По возвращении повелителя из венгерского похода все присутствующие в Топкапы дамы и господа успели переобуться в прыжке. На первом же допросе выясняется, что никто из них не желал зла исчезнувшей супруге падишаха.
Махидевран после успешного внедрения своего агента к шехзаде Мехмеду, заверяет Бали бея в том, что не может сделать ничего, что могло бы повредить ее сыну. Кто бы сомневался, все только на пользу будущему династии в одном флаконе.
Хатидже лепечет что-то невразумительное о сороковинах со дня смерти Ибрагима, в течение которых она поклялась убить Хюррем.

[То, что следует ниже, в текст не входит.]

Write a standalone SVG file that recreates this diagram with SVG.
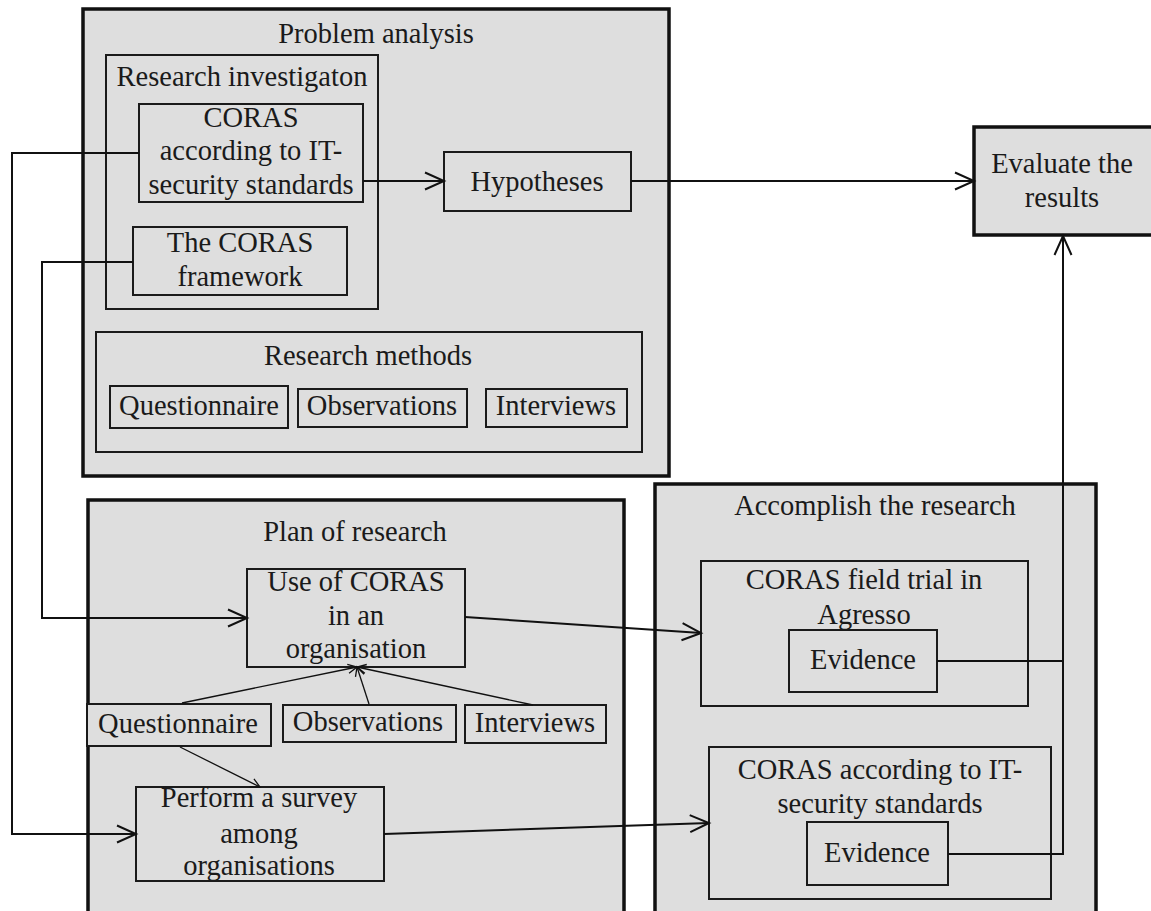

А потом ни-ни. После сорока дней были ласки и поцелуи в десны при каждой встрече.
Шехзаде Мустафа, пометивший каждый угол словами о том, что за его ссылкой в Амасию стоит Хюррем, утверждает, что ничего такого не говорил и даже не думал. За всем в этой империи стоит только повелитель. И, как всегда, указующий перст в небо – любимый жест старшего наследника.
Шах Султан тоже от следака подушкой отмахнулась, но одну интересную фразу Бали бею все-таки высказала. Суть была в том, что волки позорные могут рыть и искать сколько хотят и даже султаншу унижать допросом, но толку от этого не будет.
По словам Шах Хубан, повелитель никогда не накажет члена великой династии Османов. Пройдет немного времени, и боль падишаха утихнет, вечно это продолжаться не может.
Султанша очень непрозрачно намекнула на члена династии, значит, ей было известно, что не разбойники с большой дороги напали на Хюррем. Махидевран уже выпадает из списка подозреваемых, она членом великой династии не сподобилась стать.
Мустафе похищать ненавистную вражину, охраняя столицу, дворец и гарем повелителя, тоже было не с руки. Хотел бы, из Амасии достал спокойно. Да и Шах Султан своего блаженного шехзаде никогда даже намеком не выдала бы.
Шах Хубан с самого начала знала о том, что в похищении Хюррем виновна ее младшая сестренка.
В день пропажи Хюррем Хатидже была впервые за много лет откровенно весела. Смеялась, примеряла новые сарафаны с кокошниками, черного цвета в нарядах не наблюдалось.
С чего бы вдруг так преобразилась несущая вечный траур султанша? То же самое спросила у Хатидже старшая сестра и услышала в ответ, что Хатидже нет дела, до того, что там с Хюррем, пропала она или нет.
Шах Хубан всегда было достаточно одного взгляда на сестру, чтобы сделать выводы. Она очень даже обратила внимание и на внешний вид Хатидже и на яркие наряды, которые та разглядывала.
Султанша помнила слова о том, что траур сестры закончится только со смертью Хюррем. Сама Хатидже твердила о том, что, только отомстив Сулейману, она обретет покой. В тот день по всему было видно, что покой обретен.
Хатидже еще будет изрыгать легкие вспышки пламени на допросах, да и то не сильно. Она сделала все, что хотела, и была спокойна как удав впервые за много лет.
Однако усидеть на месте после такой удачи болезненная султанша была не в состоянии. Трудно сказать, что стучало ей в сердце, останки Ибрагима, или что-то более веселящее.
Хатидже не выдержала и поперлась мириться с братом. С лицом просветленного гуру она вещает о наболевшем. Теперь они с Сулейманом оба пострадавшие, а, значит, потерпевшие. В состоянии экстаза султанша даже назовет повелителя братом, вспомнит папу с мамой и династию, куда без нее-то?
Сулейман тоже не раз слышал и даже знал о мечтах сестры приблизить его к своему вдовствующему состоянию. Но почему-то радость на лице сокровища переорет голос разума у повелителя. Он кинется обнимать вновь обретенную сестру. Даже Бали бею после этого визите не были даны указания хотя бы последить за Хатидже.
Шах Султан не было резона сдавать сестру. Как-никак, династия Османов, хоть и с наглухо заколоченным разумом. Бонус в виде дворца старшая сестра уже обрела, если бы не промашка с кормилицей, продержалась бы у дворцовой кормушки еще долго. Да и Хюррем она от души за что-то ненавидела.